After performing in Durban the night before, the troupe played into the early hours of Sunday at the Carnival City arena here.
Showing the same levels of charisma that characterises Western pop concerts, Sunidhi seemed to have boundless stamina as she did two long stints, and then, on insistence from the audience even after fireworks in front of the stage had brought the show to a climax, went back for more.
Clearly enjoying her own performance as much as her interaction with the audience, there was little allowance though for any duets, the only two being with Sumeet Kumar, son of the legendary Kishore Kumar, who made his debut in South Africa with some solo items as well.
As they did their duets, Kumar jested that the last time they had sung together on a stage was when they were at school together in Mumbai but “those were those patriotic songs like anthems and things”.
All this was after Ayub Patel had opened the show, as he proclaimed, with some “mood-setting” songs and then promptly went right into a very sad song. It was definitely not a precursor of the mood to follow when Sunidhi hit the stage.
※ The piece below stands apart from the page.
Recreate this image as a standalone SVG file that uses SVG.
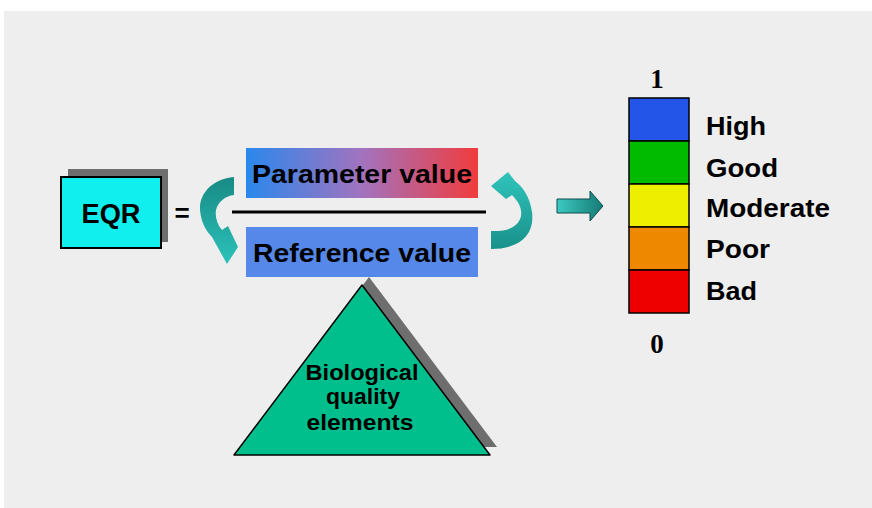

Describing her audience as “mind-blowing”, a play on her hit song “You’re my mind-blowing Mahiya”, Sunidhi had them eating out of her hand as security staff had their own hands full trying to keep dancers away from the front of the stage.
South African dancer Yarisha Rajcoomar, trained by Bollywood choreographer Saroj Khan, got her first break as part of an international show with her team of dancers in a few items that matched the fast-paced songs by Sunidhi.
Ravi Raj, a compere who has been to South Africa with several singers from India in recent years, has clearly learnt to understand the local audience tastes.
Speaking largely in English to ensure that the locals understood what was said, Raj was a refreshing change from the usual comedy acts from India with their cliched items of mimicry.
Even when he did include some mimicry, it was done innovatively as he shared how some famous Bollywood stars young and old might have made their pleas to Durga Mata during Navratri, to the delight of the audience.
Half of the six-man band from India played the most serious percussion instruments, in keeping with the loud songs that have made Sunidhi a household name here, and her costumes and stage movements blended in well with her singing.
As one audience member in the crowd leaving the arena remarked: “She could be a Bollywood movie star herself!”